Answer yes/no rapidly:
- Does the entity have people in its jurisdiction who can say “no” and often do?
- Are any inbound and outbound payments perfectly matched in amount, currency, and timing?
- Does the entity retain earnings or invest independently at least part of the time?
- Can directors explain the business without reading a script?
- Is there a written dividend/treasury/credit policy?
- Do cash flows ever bypass the entity via side agreements?
- Would you keep this entity if WHT savings disappeared?
- Are intercompany terms identical across the chain without clear reasons?
- Has the structure been reviewed in the last 12 months against PPT/LOB and local GAAR?
- Is there a permanent office and payroll?
- Are there negotiated, non‑boilerplate contract terms and enforcement history?
- Does the entity control relevant risks and have capital at stake?
If you answered “no” to the substance/control questions or “yes” to the pass‑through signs, prioritize remediation.
Data Points and Benchmarks to Ground Your Decisions
- MLI coverage: 100+ jurisdictions signed; more than 1,800 treaties modified with PPT/LOB features embedded.
- WHT stakes: A 10% differential on a $50 million dividend is $5 million annually—more than enough to justify real substance spending.
- Audit timelines: Cross‑border WHT audits commonly span 12–24 months. Time‑stamped, organized files can cut that in half.

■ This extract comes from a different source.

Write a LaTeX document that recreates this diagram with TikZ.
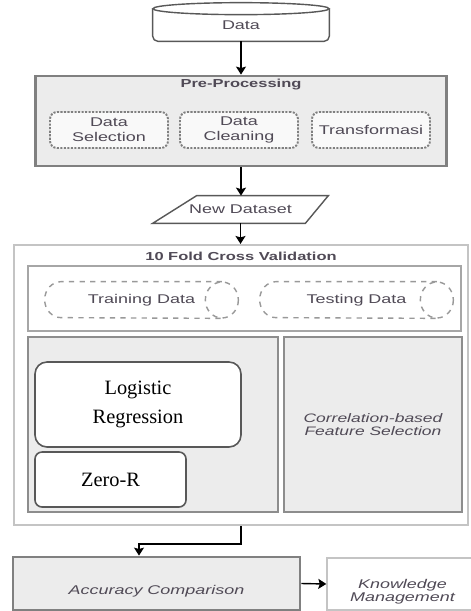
\documentclass[tikz,border=0pt]{standalone}
\usepackage{fontspec}
\setmainfont{Liberation Serif}
\setsansfont{Liberation Sans}[FakeStretch=1.42]
\usepackage{tikz}
\usetikzlibrary{shapes.geometric, arrows.meta, positioning, backgrounds, calc}
\definecolor{panelgray}{RGB}{236,236,236}
\definecolor{framegray}{RGB}{128,128,128}
\definecolor{softgray}{RGB}{196,196,196}
\definecolor{inkgray}{RGB}{80,74,86}
\definecolor{outlinegray}{RGB}{88,88,88}
\tikzset{
    txt/.style={font=\sffamily\fontsize{7.2}{8.5}\selectfont, text=inkgray, align=center},
    heading/.style={font=\sffamily\bfseries\fontsize{6.6}{8}\selectfont, text=inkgray},
    ital/.style={font=\sffamily\itshape\fontsize{7.2}{7.6}\selectfont, text=inkgray, align=center},
    frame/.style={rectangle, draw=framegray, fill=panelgray, line width=1.6pt, inner sep=0pt},
    stagebox/.style={rectangle, rounded corners=4pt, draw=framegray, fill=white!95!gray,
                     line width=1.1pt, dash pattern=on 1.2pt off 0.8pt,
                     minimum width=23.6mm, minimum height=7.2mm, inner sep=0pt, txt},
    splitbox/.style={rectangle, minimum width=38.6mm, minimum height=7.2mm, inner sep=0pt, txt},
    dashline/.style={draw=framegray!80, dash pattern=on 3pt off 3pt, line width=0.8pt},
    panel/.style={rectangle, draw=framegray!90, fill=panelgray, line width=0.9pt, inner sep=0pt},
    model/.style={rectangle, draw=outlinegray, fill=white, line width=0.9pt, inner sep=0pt,
                  align=center, font=\fontsize{11.6}{16.4}\selectfont},
    outline/.style={draw=outlinegray, line width=0.8pt, fill=white},
    arrow/.style={line width=0.8pt, -{Stealth[length=1.6mm, width=2mm, inset=0.3mm]}, black}
}

\begin{document}
\begin{tikzpicture}[x=0.2mm, y=-0.2mm]
    \useasboundingbox (0,0) rectangle (471,611);

    % Data
    \node[txt, minimum width=35.2mm, minimum height=6.4mm, inner sep=0pt] (data) at (241,25) {Data};
    \begin{scope}[on background layer]
        \draw[outline, rounded corners=3pt] (data.north west) -- (data.south west)
            -- (data.south east) -- (data.north east);
        \draw[outline] (data.north) ellipse [x radius=88, y radius=6];
    \end{scope}

    % Pre-Processing
    \node[frame, minimum width=82.2mm, minimum height=18mm] (preproc) at (241,121) {};
    \node[heading] (pptitle) at (241,85) {Pre-Processing};
    \node[stagebox] (select) at (109,130) {Data\\Selection};
    \node[stagebox] (clean) at (239,130) {Data\\Cleaning};
    \node[stagebox] (transf) at (371,130) {Transformasi};

    % New Dataset
    \node[txt, minimum width=35mm, minimum height=5.4mm, inner sep=0pt] (newds) at (240.5,209.5) {New Dataset};
    \begin{scope}[on background layer]
        \draw[outline] (newds.south west) -- ($(newds.north west)+(44,0)$)
            -- (newds.north east) -- ($(newds.south east)+(-23,0)$) -- cycle;
    \end{scope}

    % 10 Fold Cross Validation
    \node[rectangle, draw=softgray, fill=white, line width=1.2pt, minimum width=90.8mm,
          minimum height=56mm, inner sep=0pt] (cv) at (241,385) {};
    \node[heading] (cvtitle) at (241,256) {10 Fold Cross Validation};
    \node[rectangle, draw=framegray!70, line width=0.8pt, minimum width=86.6mm,
          minimum height=13mm, inner sep=0pt] (sets) at (244.5,298.5) {};
    \node[splitbox] (train) at (141.5,300) {Training Data};
    \node[splitbox] (test) at (356.5,300) {Testing Data};
    \foreach \part in {train, test} {
        \draw[dashline] ($(\part.north east)+(-16.5,0)$) -- ($(\part.north west)+(16.5,0)$)
            arc[start angle=270, end angle=90, x radius=16.5, y radius=18]
            -- ($(\part.south east)+(-16.5,0)$);
        \draw[dashline] ($(\part.east)+(-16.5,0)$) ellipse [x radius=16.5, y radius=18];
    }

    % Models and feature selection
    \node[panel, minimum width=50mm, minimum height=35mm] (models) at (153,424.5) {};
    \node[panel, ital, font=\sffamily\itshape\fontsize{7}{7}\selectfont, minimum width=35.6mm,
          minimum height=35mm] (cfs) at (373,424.5) {Correlation-based\\Feature Selection};
    \node[model, rounded corners=2.4mm, minimum width=41.2mm, minimum height=17mm] (logreg)
        at (138,404.5) {Logistic\\Regression};
    \node[model, rounded corners=1.4mm, minimum width=30.2mm, minimum height=11mm] (zeror)
        at (110.5,479.5) {Zero-R};

    % Accuracy Comparison
    \node[frame, minimum width=57.4mm, minimum height=10.6mm,
          label={[ital, yshift=-1.6mm]center:Accuracy Comparison}] (acc) at (156.5,583.5) {};
    \node[rectangle, draw=softgray, fill=white, line width=0.8pt, minimum width=30.2mm,
          minimum height=10.4mm, inner sep=0pt,
          label={[ital, yshift=-1.6mm]center:{Knowledge\\Management}}] (km) at (402.5,584) {};

    % Arrows
    \coordinate (bend) at (139,544);
    \draw[arrow] (data.south) -- (preproc.north);
    \draw[arrow] (preproc.south) -- (preproc.south |- newds.north);
    \draw[arrow] (newds.south) -- (newds.south |- cv.north);
    \draw[arrow] (cv.south) |- (bend) -- (bend |- acc.north);
    \draw[arrow] (acc.east) -- (km.west);
\end{tikzpicture}
\end{document}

- Substance cost planning: A lean hub (two senior staff, small office, advisors) might cost $300,000–$800,000 a year depending on jurisdiction—still economical compared to recurring WHT leakage in many groups.
Building a Sustainable Strategy
The companies that avoid treaty shopping pitfalls embrace a few habits:
- Design for business first. Start with where the people, capital, and customers are—and build the tax plan around that reality.
- Write as you go. Keep living memos for PPT/LOB, beneficial ownership, and functional analysis. Update when facts change.
- Calibrate risk. Some flows are red‑zone. Pay the domestic WHT there, and focus treaty claims where your facts are strongest.
- Iterate. Structures aren’t set‑and‑forget. Review annually and after major transactions.
Practical next steps:
- Pick your top three cross‑border flows by dollar value. Assemble a treaty defense pack for each within 60 days.
- Run an outside‑in “BO test” on your holding and finance entities. If a neutral reviewer would call it a conduit, fix the weak spots.
- Create a governance calendar with named owners: tax, treasury, legal, and the local directors. Hold them to it.
All of this is doable without turning your group into a bureaucracy. With clear roles, lean documentation, and honest alignment of substance and strategy, offshore companies can access treaty benefits confidently—and stay well clear of the traps designed for the shoppers.